ONE MORE JULY: A Football Dialogue with Bill Curry

By

Pub Date: June 29th, 1977
Publisher: Harper & Row

This time around the pro-football circuit, Plimpton's foil is offensive center Bill Curry, an intelligent, reflective bruiser, veteran of several Super Bowls, property of the Packers, Colts, Oilers, and Rams but very much his own man for all that. Plimpton goes along for the ride as Curry, whose knees are shot, points his Volvo toward Green Bay for one more July, one more try at the team Lombardi made. Plimpton is the prompter, Curry the man who puts his body on the line. His recollections hover around Lombardi who could be as sadistic as any Marine drill sergeant (""guys were vomiting on the field. . ."") and the laconic magic of Johnny Unitas; for Plimpton's benefit he relives the debacle of Superbowl III where the invincible Colts were humiliated by the upstart Jets.
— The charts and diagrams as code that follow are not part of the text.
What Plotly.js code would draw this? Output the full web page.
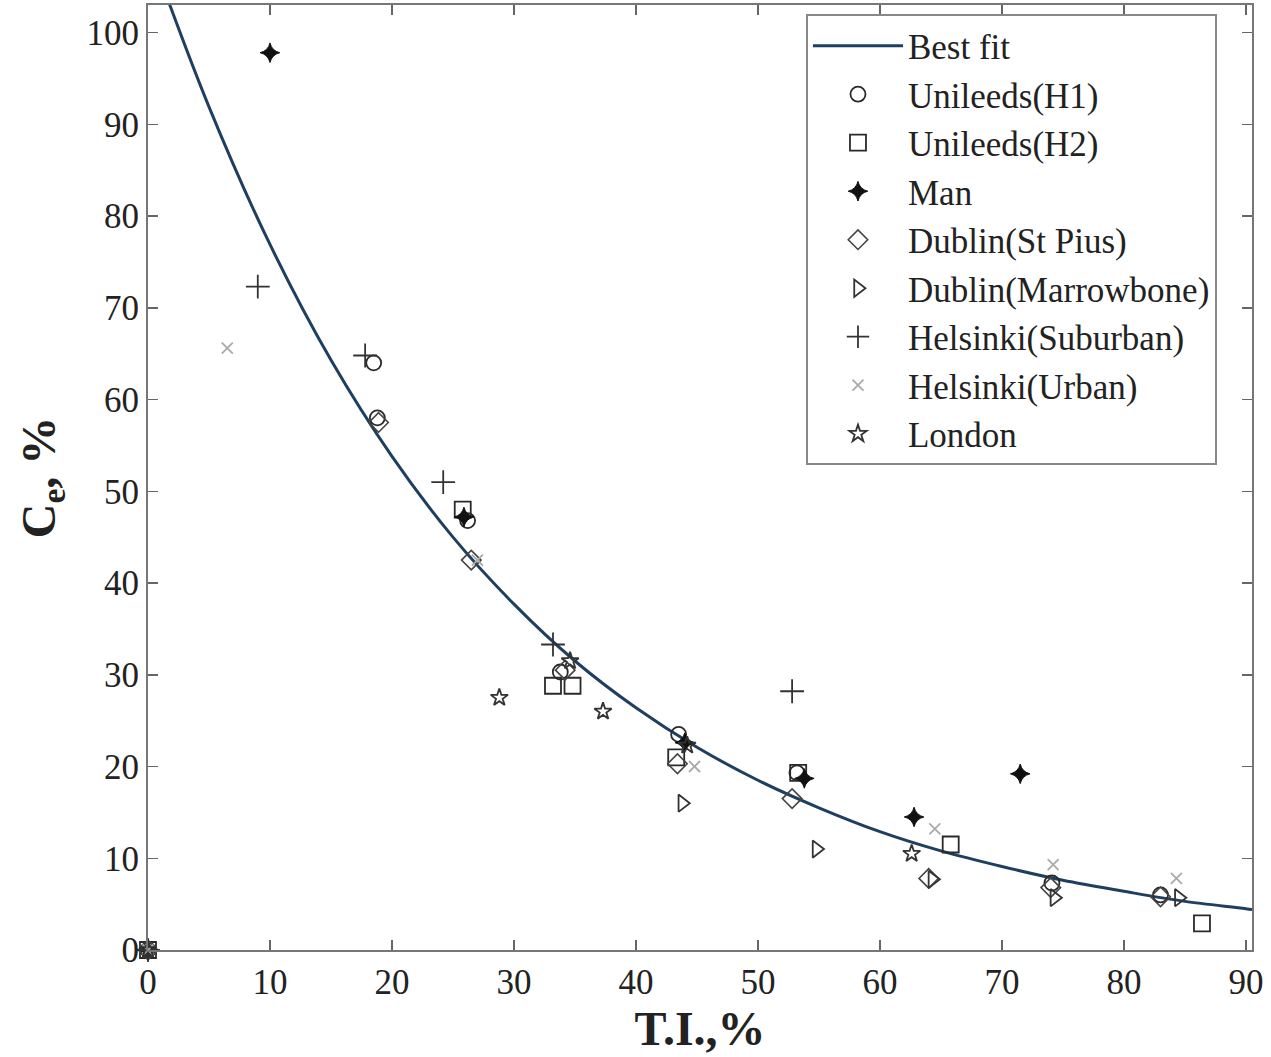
<!DOCTYPE html>
<html>
<head>
<meta charset="utf-8">
<script src="https://cdn.plot.ly/plotly-3.0.1.min.js"></script>
<style>html,body{margin:0;padding:0;background:#fff;}#chart{width:1271px;height:1057px;}</style>
</head>
<body>
<div id="chart"></div>
<script>
// Best fit curve
const fitX = [0, 5, 10, 15, 20, 25, 30, 35, 40, 45, 50, 55, 60, 65, 70, 75, 80, 85, 90, 91];
const fitY = [109.5, 91.9, 76.9, 64.3, 53.8, 45.0, 37.7, 31.5, 26.4, 22.1, 18.5, 15.5, 12.9, 10.8, 9.1, 7.6, 6.4, 5.3, 4.5, 4.3];

const h1X = [0, 18.5, 18.8, 26.2, 33.8, 43.5, 53.2, 74.1, 83.0];
const h1Y = [0, 64.0, 58.0, 46.8, 30.3, 23.5, 19.3, 7.3, 6.0];

const h2X = [0, 25.8, 33.2, 34.8, 43.3, 53.3, 65.8, 86.4];
const h2Y = [0, 48.0, 28.8, 28.8, 21.0, 19.3, 11.5, 2.9];

const manX = [0, 10.0, 25.9, 44.0, 53.8, 62.8, 71.5];
const manY = [0, 97.8, 47.2, 22.6, 18.7, 14.5, 19.2];

const piusX = [0, 18.9, 26.5, 34.2, 43.4, 52.8, 64.0, 74.0, 83.0];
const piusY = [0, 57.5, 42.5, 30.5, 20.3, 16.5, 7.8, 6.8, 5.8];

const marrowX = [0, 43.8, 54.8, 64.3, 74.3, 84.5];
const marrowY = [0, 16.0, 11.0, 7.7, 5.7, 5.7];

const subX = [0, 9.0, 17.8, 24.2, 33.2, 52.8];
const subY = [0, 72.3, 64.8, 51.0, 33.3, 28.2];

const urbX = [0, 6.5, 27.0, 44.8, 64.5, 74.2, 84.3];
const urbY = [0, 65.6, 42.5, 20.0, 13.2, 9.3, 7.8];

const lonX = [0, 28.8, 34.6, 37.3, 44.2, 62.6];
const lonY = [0, 27.5, 31.5, 26.0, 22.3, 10.5];

const names = ['Best fit','Unileeds(H1)','Unileeds(H2)','Man','Dublin(St Pius)','Dublin(Marrowbone)','Helsinki(Suburban)','Helsinki(Urban)','London'];

const dark = '#2a2a2a';
function pts(x, y, name, symbol, color, size, lw) {
  return {x: x, y: y, name: name, type: 'scatter', mode: 'markers', cliponaxis: false,
    marker: {symbol: symbol, size: size, color: color, line: {color: color, width: lw}}};
}

const traces = [
  {x: fitX, y: fitY, name: names[0], type: 'scatter', mode: 'lines',
   line: {color: '#1f3f60', width: 3, shape: 'spline'}},
  pts(h1X, h1Y, names[1], 'circle-open', dark, 15, 1.8),
  pts(h2X, h2Y, names[2], 'square-open', dark, 16, 1.8),
  pts(manX, manY, names[3], 'star-diamond', '#111', 14, 1),
  pts(piusX, piusY, names[4], 'diamond-open', '#444', 15, 1.6),
  pts(marrowX, marrowY, names[5], 'triangle-right-open', '#333', 15, 1.8),
  pts(subX, subY, names[6], 'cross-thin-open', '#333', 17, 1.8),
  pts(urbX, urbY, names[7], 'x-thin-open', '#aaaaaa', 11, 1.8),
  pts(lonX, lonY, names[8], 'star-open', '#333', 13, 1.8)
];

const font = 'Liberation Serif, Times New Roman, serif';
const layout = {
  width: 1271, height: 1057,
  margin: {l: 148, r: 19, t: 5, b: 107},
  paper_bgcolor: '#fff', plot_bgcolor: '#fff',
  showlegend: true,
  font: {family: font, color: '#222', size: 34},
  xaxis: {
    range: [0, 90.5], tickvals: [0,10,20,30,40,50,60,70,80,90],
    ticks: 'inside', ticklen: 10, tickcolor: '#666', tickwidth: 1.5,
    showline: true, linecolor: '#777', linewidth: 2, mirror: 'ticks',
    showgrid: false, zeroline: false,
    tickfont: {family: font, size: 35, color: '#222'},
    title: {text: '<b>T.I.,%</b>', font: {family: font, size: 48, color: '#222'}, standoff: 4}
  },
  yaxis: {
    range: [0, 103], tickvals: [0,10,20,30,40,50,60,70,80,90,100],
    ticks: 'inside', ticklen: 10, tickcolor: '#666', tickwidth: 1.5,
    showline: true, linecolor: '#777', linewidth: 2, mirror: 'ticks',
    showgrid: false, zeroline: false,
    tickfont: {family: font, size: 35, color: '#222'},
    title: {text: '<b>C<sub>e</sub>, %</b>', font: {family: font, size: 48, color: '#222'}, standoff: 16}
  },
  legend: {
    x: 0.596, y: 0.99, xanchor: 'left', yanchor: 'top',
    bgcolor: '#fff', bordercolor: '#888', borderwidth: 2,
    font: {family: font, size: 35, color: '#222'},
    itemwidth: 90, tracegroupgap: 0
  }
};

Plotly.newPlot('chart', traces, layout, {displayModeBar: false, staticPlot: true});
</script>
</body>
</html>
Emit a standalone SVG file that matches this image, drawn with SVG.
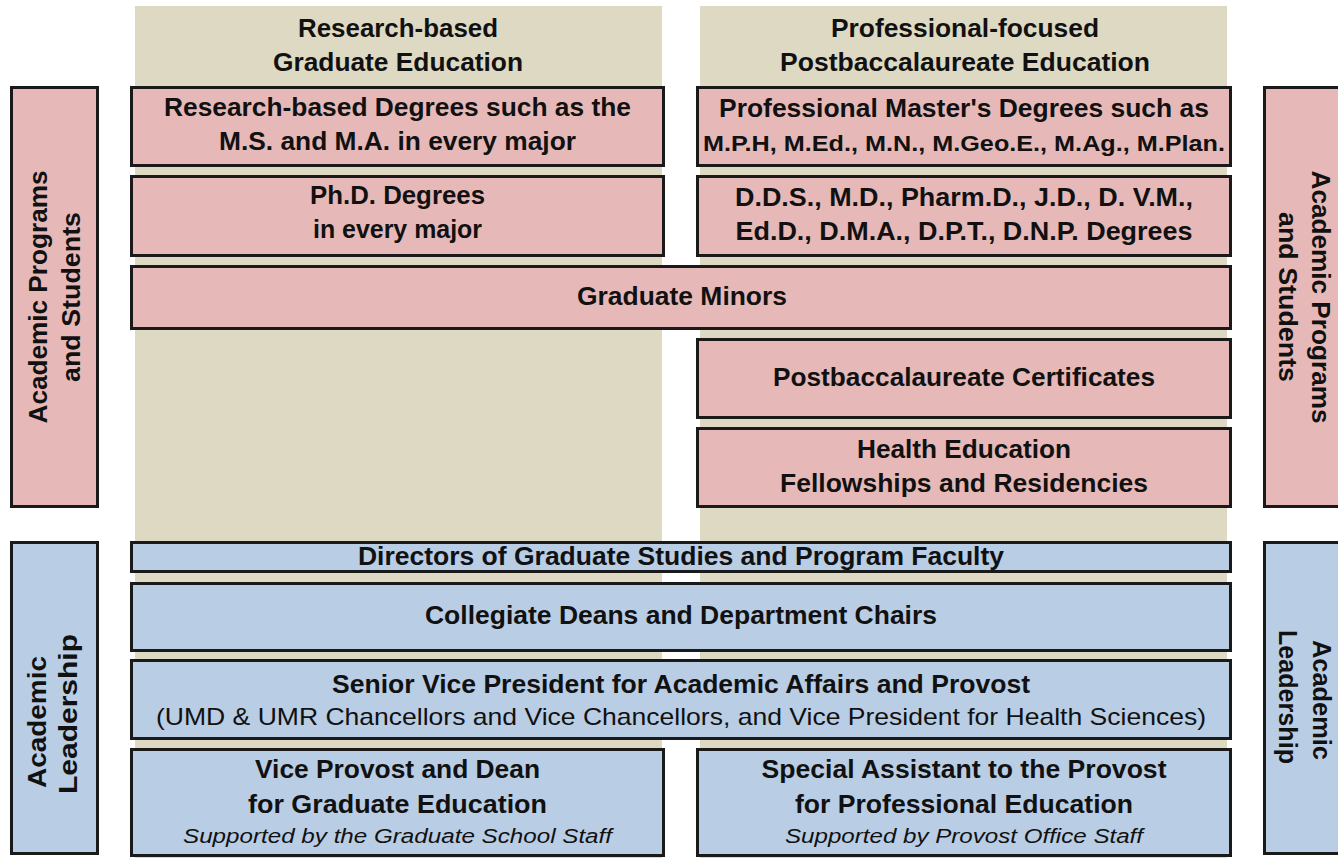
<svg xmlns="http://www.w3.org/2000/svg" width="1338" height="858" viewBox="0 0 1338 858">
<style>
.tan{fill:#DDD9C3}
.pk{fill:#E6B9B8;stroke:#1a1a1a;stroke-width:3}
.bl{fill:#B9CDE5;stroke:#1a1a1a;stroke-width:3}
text{font-family:"Liberation Sans",Arial,sans-serif;fill:#111;text-anchor:middle}
.b{font-weight:bold;font-size:25px}
.s{font-weight:bold;font-size:22px}
.r{font-size:24px}
.i{font-style:italic;font-size:20.5px}
</style>
<rect width="1338" height="858" fill="#fff"/>
<g id="columns">
<rect class="tan" x="135" y="6" width="527" height="852"/>
<rect class="tan" x="700" y="6" width="527" height="852"/>
<text class="b" x="398" y="37" textLength="200" lengthAdjust="spacingAndGlyphs">Research-based</text>
<text class="b" x="398" y="71" textLength="250" lengthAdjust="spacingAndGlyphs">Graduate Education</text>
<text class="b" x="965" y="37" textLength="268" lengthAdjust="spacingAndGlyphs">Professional-focused</text>
<text class="b" x="965" y="71" textLength="370" lengthAdjust="spacingAndGlyphs">Postbaccalaureate Education</text>
</g>
<g id="side-programs-left">
<rect class="pk" x="11.5" y="87.5" width="86" height="419"/>
<text class="b" transform="translate(47,297) rotate(-90)" textLength="253" lengthAdjust="spacingAndGlyphs">Academic Programs</text>
<text class="b" transform="translate(80,297) rotate(-90)" textLength="170" lengthAdjust="spacingAndGlyphs">and Students</text>
</g>
<g id="side-programs-right">
<rect class="pk" x="1264.5" y="87.5" width="86" height="419"/>
<text class="b" transform="translate(1312,297) rotate(90)" textLength="253" lengthAdjust="spacingAndGlyphs">Academic Programs</text>
<text class="b" transform="translate(1279,297) rotate(90)" textLength="170" lengthAdjust="spacingAndGlyphs">and Students</text>
</g>
<g id="side-leadership-left">
<rect class="bl" x="11.5" y="542.5" width="86" height="311"/>
<text class="b" transform="translate(46,722) rotate(-90)" textLength="132" lengthAdjust="spacingAndGlyphs">Academic</text>
<text class="b" transform="translate(77,714) rotate(-90)" textLength="160" lengthAdjust="spacingAndGlyphs">Leadership</text>
</g>
<g id="side-leadership-right">
<rect class="bl" x="1264.5" y="542.5" width="86" height="311"/>
<text class="b" transform="translate(1313,700) rotate(90)" textLength="120" lengthAdjust="spacingAndGlyphs">Academic</text>
<text class="b" transform="translate(1279,697) rotate(90)" textLength="134" lengthAdjust="spacingAndGlyphs">Leadership</text>
</g>
<g id="research-degrees">
<rect class="pk" x="131.5" y="87.5" width="532" height="78"/>
<text class="b" x="397.5" y="116" textLength="467" lengthAdjust="spacingAndGlyphs">Research-based Degrees such as the</text>
<text class="b" x="397.5" y="150" textLength="357" lengthAdjust="spacingAndGlyphs">M.S. and M.A. in every major</text>
</g>
<g id="professional-masters">
<rect class="pk" x="697.5" y="87.5" width="533" height="78"/>
<text class="b" x="964" y="117" textLength="490" lengthAdjust="spacingAndGlyphs">Professional Master's Degrees such as</text>
<text class="s" x="964" y="151" textLength="522" lengthAdjust="spacingAndGlyphs">M.P.H, M.Ed., M.N., M.Geo.E., M.Ag., M.Plan.</text>
</g>
<g id="phd">
<rect class="pk" x="131.5" y="176.5" width="532" height="79"/>
<text class="b" x="397.5" y="204" textLength="175" lengthAdjust="spacingAndGlyphs">Ph.D. Degrees</text>
<text class="b" x="397.5" y="238" textLength="169" lengthAdjust="spacingAndGlyphs">in every major</text>
</g>
<g id="professional-doctorates">
<rect class="pk" x="697.5" y="176.5" width="533" height="79"/>
<text class="b" x="964" y="206" textLength="458" lengthAdjust="spacingAndGlyphs">D.D.S., M.D., Pharm.D., J.D., D. V.M.,</text>
<text class="b" x="964" y="240" textLength="457" lengthAdjust="spacingAndGlyphs">Ed.D., D.M.A., D.P.T., D.N.P. Degrees</text>
</g>
<g id="minors">
<rect class="pk" x="131.5" y="266.5" width="1099" height="62"/>
<text class="b" x="682" y="305" textLength="210" lengthAdjust="spacingAndGlyphs">Graduate Minors</text>
</g>
<g id="certificates">
<rect class="pk" x="697.5" y="339.5" width="533" height="78"/>
<text class="b" x="964" y="386" textLength="382" lengthAdjust="spacingAndGlyphs">Postbaccalaureate Certificates</text>
</g>
<g id="health">
<rect class="pk" x="697.5" y="428.5" width="533" height="78"/>
<text class="b" x="964" y="458" textLength="214" lengthAdjust="spacingAndGlyphs">Health Education</text>
<text class="b" x="964" y="492" textLength="368" lengthAdjust="spacingAndGlyphs">Fellowships and Residencies</text>
</g>
<g id="directors">
<rect class="bl" x="131.5" y="542.5" width="1099" height="29"/>
<text class="b" x="681" y="565" textLength="646" lengthAdjust="spacingAndGlyphs">Directors of Graduate Studies and Program Faculty</text>
</g>
<g id="deans">
<rect class="bl" x="131.5" y="583.5" width="1099" height="67"/>
<text class="b" x="681" y="624" textLength="512" lengthAdjust="spacingAndGlyphs">Collegiate Deans and Department Chairs</text>
</g>
<g id="provost">
<rect class="bl" x="131.5" y="660.5" width="1099" height="78"/>
<text class="b" x="681" y="693" textLength="698" lengthAdjust="spacingAndGlyphs">Senior Vice President for Academic Affairs and Provost</text>
<text class="r" x="681" y="725" textLength="1050" lengthAdjust="spacingAndGlyphs">(UMD &amp; UMR Chancellors and Vice Chancellors, and Vice President for Health Sciences)</text>
</g>
<g id="vice-provost">
<rect class="bl" x="131.5" y="749.5" width="532" height="106"/>
<text class="b" x="397.5" y="778" textLength="285" lengthAdjust="spacingAndGlyphs">Vice Provost and Dean</text>
<text class="b" x="397.5" y="813" textLength="299" lengthAdjust="spacingAndGlyphs">for Graduate Education</text>
<text class="i" x="397.5" y="843" textLength="429" lengthAdjust="spacingAndGlyphs">Supported by the Graduate School Staff</text>
</g>
<g id="special-assistant">
<rect class="bl" x="697.5" y="749.5" width="533" height="106"/>
<text class="b" x="964" y="778" textLength="405" lengthAdjust="spacingAndGlyphs">Special Assistant to the Provost</text>
<text class="b" x="964" y="813" textLength="338" lengthAdjust="spacingAndGlyphs">for Professional Education</text>
<text class="i" x="964" y="843" textLength="358" lengthAdjust="spacingAndGlyphs">Supported by Provost Office Staff</text>
</g>
<g id="connectors"></g>
</svg>
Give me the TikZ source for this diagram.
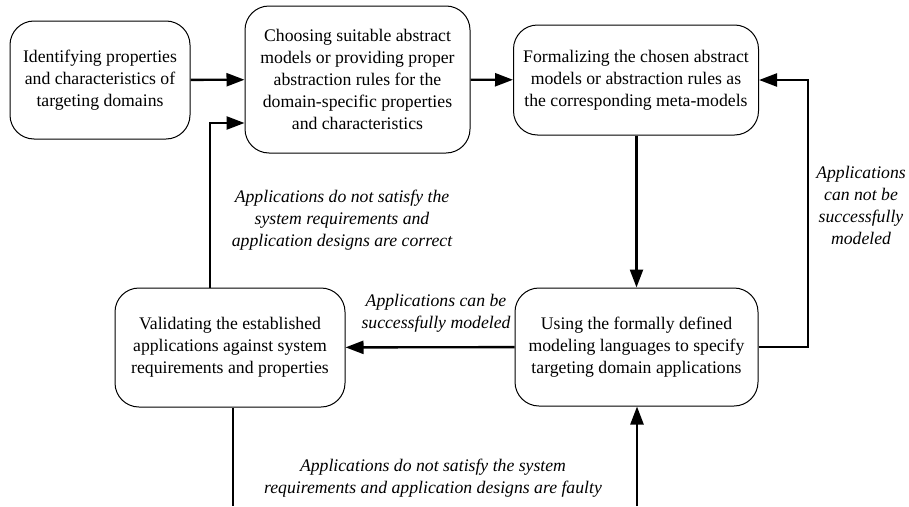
\documentclass[tikz,border=0pt]{standalone}
\usepackage{fontspec}
\setmainfont{Liberation Serif}
\usetikzlibrary{arrows.meta}

\begin{document}
\begin{tikzpicture}[x=1pt,y=-1pt,
        stage/.style={draw, line width=1pt, rounded corners=24pt, align=center, inner sep=0pt,
            font=\fontsize{17.7}{22}\selectfont},
        note/.style={align=center, font=\fontsize{17.7}{22}\selectfont\itshape},
        flow/.style={line width=2.4pt, -{Triangle[length=18pt,width=13pt]}},
        wire/.style={line width=2.4pt}]
    \useasboundingbox (0,0) rectangle (909,506);
    \node[stage, minimum width=180pt, minimum height=118pt] (ident) at (100,80) {Identifying properties\\and characteristics of\\targeting domains};
    \node[stage, minimum width=225pt, minimum height=147pt] (choose) at (357.5,79.5) {Choosing suitable abstract\\models or providing proper\\abstraction rules for the\\domain-specific properties\\and characteristics};
    \node[stage, minimum width=245pt, minimum height=110pt] (formal) at (636,80) {Formalizing the chosen abstract\\models or abstraction rules as\\the corresponding meta-models};
    \node[stage, minimum width=230pt, minimum height=119pt] (valid) at (230,347.5) {Validating the established\\applications against system\\requirements and properties};
    \node[stage, minimum width=243pt, minimum height=118pt] (spec) at (636.5,347) {Using the formally defined\\modeling languages to specify\\targeting domain applications};
    \coordinate (back) at (210,123);
    \coordinate (side) at (808,0);
    \coordinate (outL) at (233,506);
    \coordinate (outR) at (637,506);
    \draw[flow] (ident) -- (choose);
    \draw[flow] (choose) -- (formal);
    \draw[flow] (formal.south -| spec.north) -- (spec.north);
    \draw[flow] (spec) -- (valid);
    \draw[flow] (spec.east) -| (side |- formal.east) -- (formal.east);
    \draw[flow] (valid.north -| back) |- (back -| choose.west);
    \draw[wire] (valid.south -| outL) -- (outL);
    \draw[flow] (outR) -- (outR |- spec.south);
    \node[note] (correct) at (342,220) {Applications do not satisfy the\\system requirements and\\application designs are correct};
    \node[note] (can) at (436,313) {Applications can be\\successfully modeled};
    \node[note] (cannot) at (861,205) {Applications\\can not be\\successfully\\modeled};
    \node[note] (faulty) at (433,478) {Applications do not satisfy the system\\requirements and application designs are faulty};
\end{tikzpicture}
\end{document}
At moments he wonders just what the hell he was doing, risking bodily harm: ""me, thirty-one years of age, high salary, family responsibilities, college degree, keen mind, broken nose, eloquence, ambition, and foolish ego."" Apart from passing comments on the landscape, Plimpton contributes little as Curry chats on about teammates, coaches, feuds with management. And even Curry goes fiat when he begins musing (how many times are we to hear this?) that football is ""a practical religion in this country. . . a cleansing experience."" All told, it's an amiable, undramatic drive through the countryside, with Plimpton on the lookout for some profundity that's just not there.